Räucherstäbchen. Ich habe sehr lange geraucht und als ich mir das
Rauchen abgewöhnt habe, war der Verzicht auf die Zigarette am Schreibtisch der schwerste. Ich rauche nicht mehr, aber ich möchte gerne Rauch um mich herum haben, ich möchte ihn sehen, dem Rauch hinterhersehen.
Auffällig an Ihrem Roman sind viele ruhig und präzise beschriebenen Momente, in denen Ihre Figuren etwas wahrnehmen, zum Beispiel eine Aussicht oder eine Stimmung. Ist das „Achtsamkeit“für Sie?
Ich mag diesen modernen Begriff nicht besonders, dieses angesagte Gebot der Konzentration aufs Hier und Jetzt. Aber natürlich ist das dem Schreiben immanent. Es bedeutet schlicht, sich zu fokussieren, sich die Dinge ganz genau anzuschauen. Ich kann vermutlich gar keinen Text beginnen, ohne mich zu fragen, wie ich diesen Gegenstand, diese Stimmung, diesen Blick aus dem Fenster erzählen will. Etwas von dieser Haltung geht auf die Figuren über, was aber auch etwas damit zu tun hat, dass ich über das Innenleben meiner Figuren gar nicht so viel sage. Ich beschreibe sie eher mittels der Dinge, die sie sehen, oder der Begegnungen, die sie haben, oder der Dinge, die andere Menschen ihnen zeigen, oder der Sätze, die sie ihnen sagen.
Wir sprachen bereits übers Alleinsein und die Einsamkeit Ihrer Hauptfigur.

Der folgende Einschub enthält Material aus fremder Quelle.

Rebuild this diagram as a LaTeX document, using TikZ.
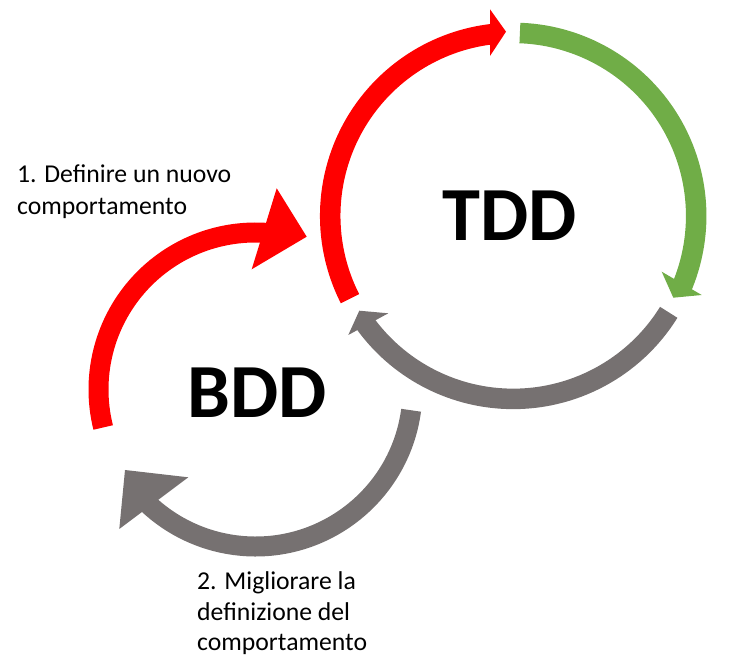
\documentclass[tikz,border=0pt]{standalone}
\usepackage{fontspec}
\setmainfont{Carlito}
\definecolor{cred}{HTML}{FF0000}
\definecolor{cgreen}{HTML}{70AD47}
\definecolor{cgray}{HTML}{767171}
\begin{document}
\begin{tikzpicture}[x=1pt,y=1pt,
  tband/.style={line width=20.5pt},
  bband/.style={line width=20pt},
  lab/.style={anchor=base west, inner sep=0pt, font=\fontsize{25.7}{30}\selectfont},
  big/.style={anchor=base, inner sep=0pt, font=\fontsize{76.5}{82}\selectfont\bfseries}]
\useasboundingbox (0,0) rectangle (748,-660);
% ---- TDD cycle
\begin{scope}[shift={(513.2,-215.9)}]
  \draw[tband, cred]   (206.9:183) arc[start angle=206.9, end angle=95.2, radius=183];
  \draw[tband, cgreen] (87.9:183) arc[start angle=87.9, end angle=-23.5, radius=183];
  \draw[tband, cgray]  (-31.8:183) arc[start angle=-31.8, end angle=-144.7, radius=183];
\end{scope}
\fill[cred]   (490,-9.3) -- (506,-31.7) -- (490,-56) -- cycle;
\fill[cgreen] (661.7,-271.7) -- (673.3,-297.7) -- (701.7,-295) -- cycle;
\fill[cgray]  (388.3,-313.3) -- (359.3,-310.7) -- (348.3,-335) -- cycle;
% ---- BDD cycle
\begin{scope}[shift={(255.5,-389.5)}]
  \draw[bband, cred]  (194:157) arc[start angle=194, end angle=84, radius=157];
  \draw[bband, cgray] (-7.6:157) arc[start angle=-7.6, end angle=-134, radius=157];
\end{scope}
\fill[cred]  (276.7,-188.3) -- (306.7,-236.7) -- (251.7,-269.3) -- cycle;
\fill[cgray] (188.3,-477.3) -- (125,-470) -- (119.3,-529) -- cycle;
% ---- texts
\node[big] (tdd) at (509.5,-240.5) {TDD};
\node[big] (bdd) at (257.5,-417.5) {BDD};
\node[lab] (l1a) at (17,-183) {1. Definire un nuovo};
\node[lab] (l1b) at (17,-214.3) {comportamento};
\node[lab] (l2a) at (197,-589.3) {2. Migliorare la};
\node[lab] (l2b) at (197,-620.7) {definizione del};
\node[lab] (l2c) at (197,-650.7) {comportamento};
\end{tikzpicture}
\end{document}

Haben Sie über diese Zurückgezogenheit bewusst als Bezug zur Pandemiezeit geschrieben?
Nein. Ich habe an „Daheim“bereits 2019 geschrieben und es im Februar 2020 abgegeben, als das Wort von der „Pandemie“noch nicht in unser aller Bewusstsein angelangt war. Dieser gewisse Rückzug, den die Frau in meinem Roman versucht und lebt, hat in den pandemischen Zeiten einen eigenen Beiklang bekommen. Und eigentlich ist das merkwürdig – für mich und für meine Erzählerin auch.